Given instruction ▸ Copy every line of the following data that includes the string "React".

Exercise inputs ▸

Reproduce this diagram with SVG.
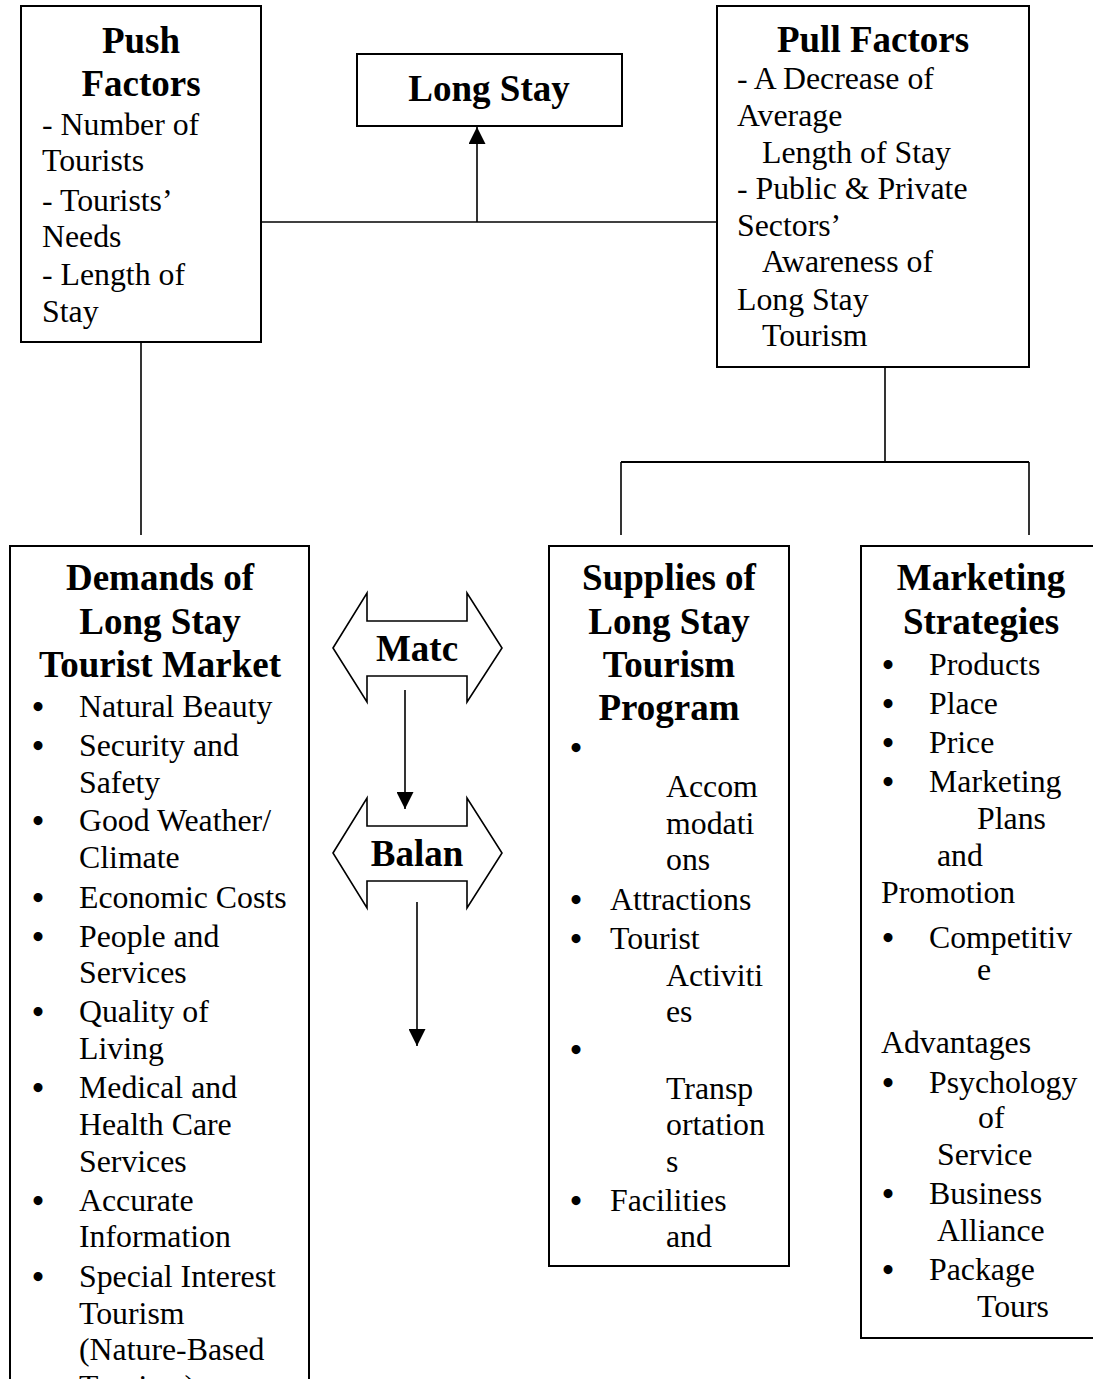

--

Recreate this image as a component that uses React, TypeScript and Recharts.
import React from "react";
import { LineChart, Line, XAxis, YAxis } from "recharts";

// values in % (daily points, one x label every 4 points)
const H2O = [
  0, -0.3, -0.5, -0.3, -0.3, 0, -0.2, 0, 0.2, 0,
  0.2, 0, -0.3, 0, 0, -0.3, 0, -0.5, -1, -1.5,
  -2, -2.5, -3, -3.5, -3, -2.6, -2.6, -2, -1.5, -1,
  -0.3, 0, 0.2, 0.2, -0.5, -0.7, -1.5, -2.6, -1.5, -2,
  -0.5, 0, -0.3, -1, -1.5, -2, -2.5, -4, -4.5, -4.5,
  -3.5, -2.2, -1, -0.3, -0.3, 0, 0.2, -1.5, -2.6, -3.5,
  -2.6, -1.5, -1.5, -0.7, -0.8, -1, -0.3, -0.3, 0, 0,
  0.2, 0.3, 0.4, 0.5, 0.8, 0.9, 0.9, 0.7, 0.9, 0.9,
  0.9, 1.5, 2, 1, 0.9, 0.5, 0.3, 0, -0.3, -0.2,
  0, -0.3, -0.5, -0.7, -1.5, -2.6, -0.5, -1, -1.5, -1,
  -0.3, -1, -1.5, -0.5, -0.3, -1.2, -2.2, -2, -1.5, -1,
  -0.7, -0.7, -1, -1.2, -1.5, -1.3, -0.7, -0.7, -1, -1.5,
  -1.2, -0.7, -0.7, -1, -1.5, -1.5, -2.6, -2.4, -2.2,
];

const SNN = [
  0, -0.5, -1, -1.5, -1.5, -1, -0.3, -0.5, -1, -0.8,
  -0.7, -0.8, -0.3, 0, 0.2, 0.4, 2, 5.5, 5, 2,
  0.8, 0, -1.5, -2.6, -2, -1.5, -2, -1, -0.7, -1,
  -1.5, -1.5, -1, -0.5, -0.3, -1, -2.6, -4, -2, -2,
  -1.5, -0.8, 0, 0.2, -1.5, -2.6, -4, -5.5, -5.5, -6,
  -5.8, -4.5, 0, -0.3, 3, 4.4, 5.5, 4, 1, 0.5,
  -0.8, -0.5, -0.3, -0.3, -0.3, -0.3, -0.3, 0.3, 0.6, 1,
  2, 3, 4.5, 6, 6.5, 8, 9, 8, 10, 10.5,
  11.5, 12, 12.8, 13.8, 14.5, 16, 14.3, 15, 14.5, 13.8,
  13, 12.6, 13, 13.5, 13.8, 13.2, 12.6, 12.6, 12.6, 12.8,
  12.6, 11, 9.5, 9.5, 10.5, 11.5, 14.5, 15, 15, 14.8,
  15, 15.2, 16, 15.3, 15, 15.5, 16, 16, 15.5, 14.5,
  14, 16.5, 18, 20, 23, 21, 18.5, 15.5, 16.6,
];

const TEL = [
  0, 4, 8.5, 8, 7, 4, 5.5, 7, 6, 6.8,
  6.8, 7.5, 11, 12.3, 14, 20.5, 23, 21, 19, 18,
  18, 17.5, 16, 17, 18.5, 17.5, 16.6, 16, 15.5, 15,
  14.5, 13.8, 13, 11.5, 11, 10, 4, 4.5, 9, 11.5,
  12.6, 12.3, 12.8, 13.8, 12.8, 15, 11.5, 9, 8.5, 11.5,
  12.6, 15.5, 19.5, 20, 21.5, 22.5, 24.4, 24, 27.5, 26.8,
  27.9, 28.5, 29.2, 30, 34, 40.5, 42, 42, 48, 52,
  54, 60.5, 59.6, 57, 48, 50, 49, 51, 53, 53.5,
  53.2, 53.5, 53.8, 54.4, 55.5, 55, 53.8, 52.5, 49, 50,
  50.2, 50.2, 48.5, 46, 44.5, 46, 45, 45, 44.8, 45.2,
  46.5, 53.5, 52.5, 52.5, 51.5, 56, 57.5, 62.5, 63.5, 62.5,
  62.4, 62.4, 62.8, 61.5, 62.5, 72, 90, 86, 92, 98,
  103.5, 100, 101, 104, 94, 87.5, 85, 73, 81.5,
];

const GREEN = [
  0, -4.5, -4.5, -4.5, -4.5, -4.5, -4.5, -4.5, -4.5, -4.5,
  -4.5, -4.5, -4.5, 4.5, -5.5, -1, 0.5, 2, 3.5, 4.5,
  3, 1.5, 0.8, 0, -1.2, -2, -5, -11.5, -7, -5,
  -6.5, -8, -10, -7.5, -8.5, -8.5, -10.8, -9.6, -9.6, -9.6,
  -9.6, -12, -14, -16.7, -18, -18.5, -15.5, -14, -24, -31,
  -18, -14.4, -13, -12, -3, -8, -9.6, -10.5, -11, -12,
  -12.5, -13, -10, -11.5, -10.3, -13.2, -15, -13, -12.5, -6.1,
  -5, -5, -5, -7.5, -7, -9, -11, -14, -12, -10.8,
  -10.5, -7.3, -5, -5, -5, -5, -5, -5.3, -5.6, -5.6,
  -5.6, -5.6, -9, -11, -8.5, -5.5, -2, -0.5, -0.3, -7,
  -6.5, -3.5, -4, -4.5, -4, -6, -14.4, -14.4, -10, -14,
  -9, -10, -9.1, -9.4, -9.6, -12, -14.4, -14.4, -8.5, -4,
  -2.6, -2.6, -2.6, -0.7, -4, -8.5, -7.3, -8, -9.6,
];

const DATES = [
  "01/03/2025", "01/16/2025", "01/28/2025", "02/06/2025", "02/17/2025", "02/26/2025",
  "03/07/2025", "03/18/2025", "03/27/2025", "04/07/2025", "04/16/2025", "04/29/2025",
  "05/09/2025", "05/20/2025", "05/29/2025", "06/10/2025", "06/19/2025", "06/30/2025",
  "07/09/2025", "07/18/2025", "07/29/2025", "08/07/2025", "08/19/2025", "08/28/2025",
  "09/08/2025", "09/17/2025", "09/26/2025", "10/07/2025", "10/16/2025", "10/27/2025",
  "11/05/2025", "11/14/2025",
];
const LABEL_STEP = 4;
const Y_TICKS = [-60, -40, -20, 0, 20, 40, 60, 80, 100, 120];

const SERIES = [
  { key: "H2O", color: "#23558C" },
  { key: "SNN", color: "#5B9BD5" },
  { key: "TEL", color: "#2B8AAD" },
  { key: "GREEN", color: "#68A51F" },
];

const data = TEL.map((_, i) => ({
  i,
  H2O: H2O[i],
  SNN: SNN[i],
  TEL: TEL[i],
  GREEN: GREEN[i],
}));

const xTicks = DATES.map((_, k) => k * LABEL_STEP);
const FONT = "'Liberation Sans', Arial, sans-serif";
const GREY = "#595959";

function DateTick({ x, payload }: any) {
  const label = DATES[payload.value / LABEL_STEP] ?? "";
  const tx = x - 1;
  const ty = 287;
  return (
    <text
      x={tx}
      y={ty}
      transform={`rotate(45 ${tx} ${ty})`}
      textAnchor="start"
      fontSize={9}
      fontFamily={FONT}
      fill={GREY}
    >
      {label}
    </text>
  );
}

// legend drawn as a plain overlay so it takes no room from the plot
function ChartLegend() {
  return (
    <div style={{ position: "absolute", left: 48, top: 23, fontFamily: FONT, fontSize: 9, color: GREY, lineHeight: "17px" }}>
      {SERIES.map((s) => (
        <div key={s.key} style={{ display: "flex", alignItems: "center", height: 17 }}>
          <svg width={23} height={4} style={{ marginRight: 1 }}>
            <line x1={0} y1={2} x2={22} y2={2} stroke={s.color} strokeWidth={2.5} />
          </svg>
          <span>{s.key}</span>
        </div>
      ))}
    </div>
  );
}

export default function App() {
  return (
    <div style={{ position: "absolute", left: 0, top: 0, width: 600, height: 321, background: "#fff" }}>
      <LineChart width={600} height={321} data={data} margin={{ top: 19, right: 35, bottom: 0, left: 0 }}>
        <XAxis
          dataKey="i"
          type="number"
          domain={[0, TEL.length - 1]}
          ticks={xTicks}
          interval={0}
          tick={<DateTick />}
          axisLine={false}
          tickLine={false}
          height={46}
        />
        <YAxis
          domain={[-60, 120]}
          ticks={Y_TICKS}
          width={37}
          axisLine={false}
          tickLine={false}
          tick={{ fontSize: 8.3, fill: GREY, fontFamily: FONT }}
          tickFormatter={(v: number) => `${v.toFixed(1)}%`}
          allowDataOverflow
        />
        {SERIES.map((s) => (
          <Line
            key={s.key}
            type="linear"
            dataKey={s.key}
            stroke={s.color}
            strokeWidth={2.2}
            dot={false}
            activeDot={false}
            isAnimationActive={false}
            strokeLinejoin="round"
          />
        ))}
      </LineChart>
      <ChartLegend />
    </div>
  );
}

Final result ▸
Recreate this image as a component that uses React, TypeScript and Recharts.
import React from "react";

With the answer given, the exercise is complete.